Dans Libre échange, Michael Angelo Covino délaisse l’introspection de The Climb pour une farce burlesque et décomplexée, où couples et amitiés explosent à coups de punchlines, de jetskis coulés et de bagarres d’anthologie.

On était sans nouvelles de Michael Angelo Covino depuis 6 ans, et son fort séduisant The Climb, récit d’une amitié masculine mise à l’épreuve sur le long terme, au fil de chapitres entièrement tournés en plans-séquence. Libre échange fait a priori montre d’une ambition moindre, tout en modulant sur les mêmes thématiques, puisqu’il sera question d’un duo d’amis vicié par la convoitise de la femme de l’un par l’autre.
L’étude de mœurs interroge la structure contemporaine du couple et les différentes options qui semblent s’offrir à lui, notamment dans les relations ouvertes et le polyamour. L’occasion d’un sabotage en règle d’un mariage récent dans l’ouverture, et de l’exposé d’un accord apparemment apaisé dans le second couple, qui va rapidement voler en éclat.
Covino ne prétend pourtant pas radiographier les cœurs à grands renforts de discussions ou de dissection du sentiment amoureux, dans l’esprit d’un Rohmer ou d’un Mouret. Dès la séquence d’ouverture, le ton est donné, dans une séquence qui mêle règlement de comptes, érotisme et carambolage : les personnages agissent, foncent tête baissée, et regardent après coups, assez subrepticement, les conséquences de leurs actes.
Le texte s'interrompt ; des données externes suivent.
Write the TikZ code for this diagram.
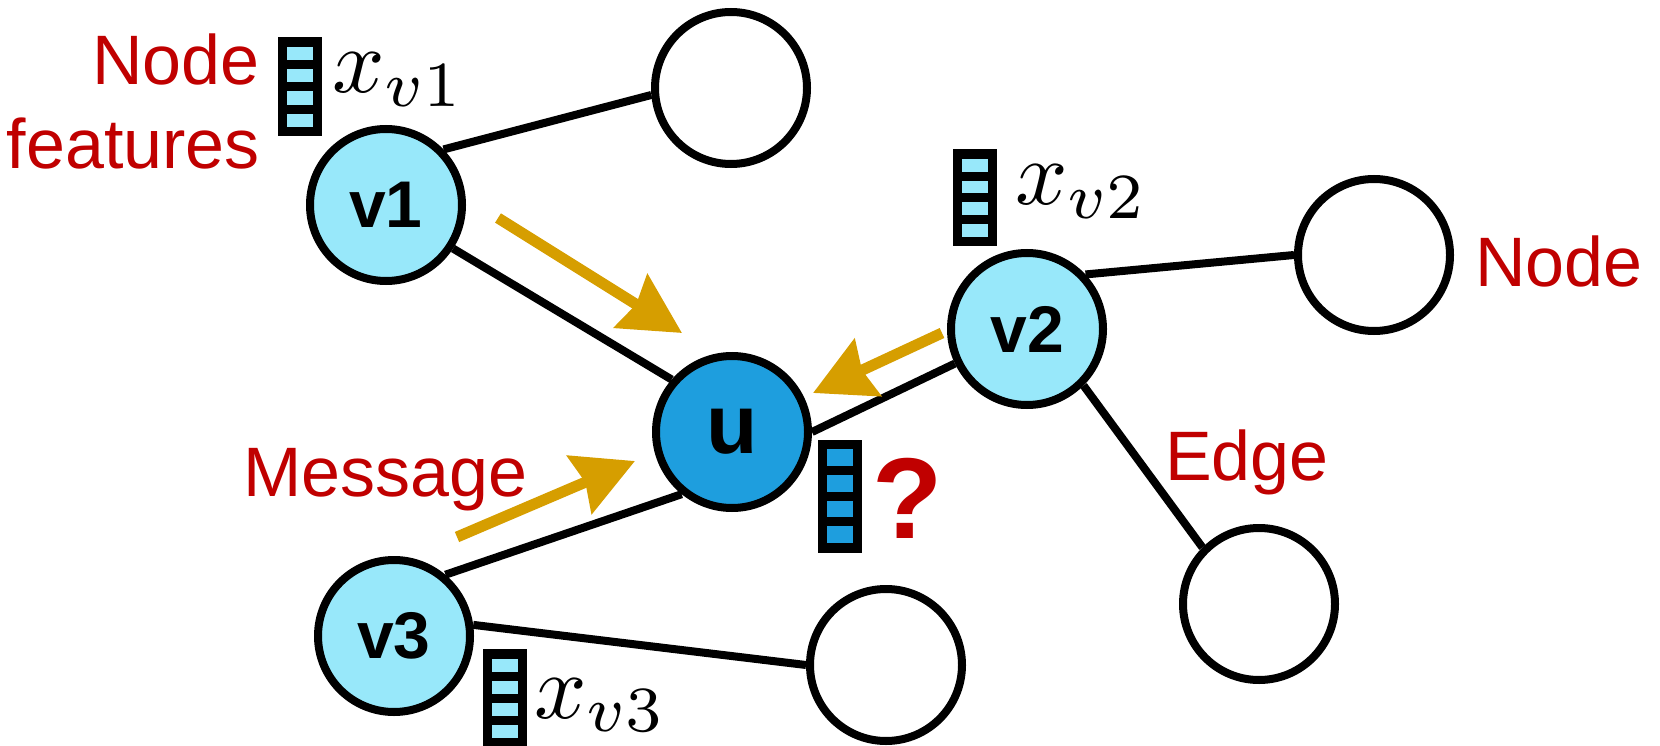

La comédie est donc franche et assumée, menée tambour battant, alignant les punchlines et les mandales. Dans cet espace modulable, les couples se font et se défont au même rythme que la fortune, symbole de la réussite, l’argent restant presque toujours le nerf de la guerre (« on a de l’argent et des enfants, on ne pourra jamais divorcer », résume ainsi un des protagonistes). On coule des jetskis en citant des philosophes, on expérimente à tout va, et, surtout, on reste en permanence dans le mouvement, accompagné par la mise en scène dynamique de Covino. La plus grande réussite du film réside dans cette part assumée de « slapstick », notamment dans une scène de bagarre d’anthologie, qui met à rude épreuve l’intégralité du mobilier, et semble repousser les limites de celle qui constituait le cœur tapageur d’Anora l’année dernière.
Comédie anti-romantique, burlesque et décomplexée, Libre échange brille par l’incarnation de ses excellents comédiens et sa maîtrise du tempo ; à la manière des pièces de Marivaux, il ne faudra pas y chercher une remise en question des repères traditionnels, le dénouement faisant preuve d’une certaine frilosité morale. Mais, pour peu qu’on ait la chance de voir le film dans une salle bien remplie, l’opportunité de rire de bon cœur et de concert avec ses pairs est un plaisir trop rare pour s’en priver.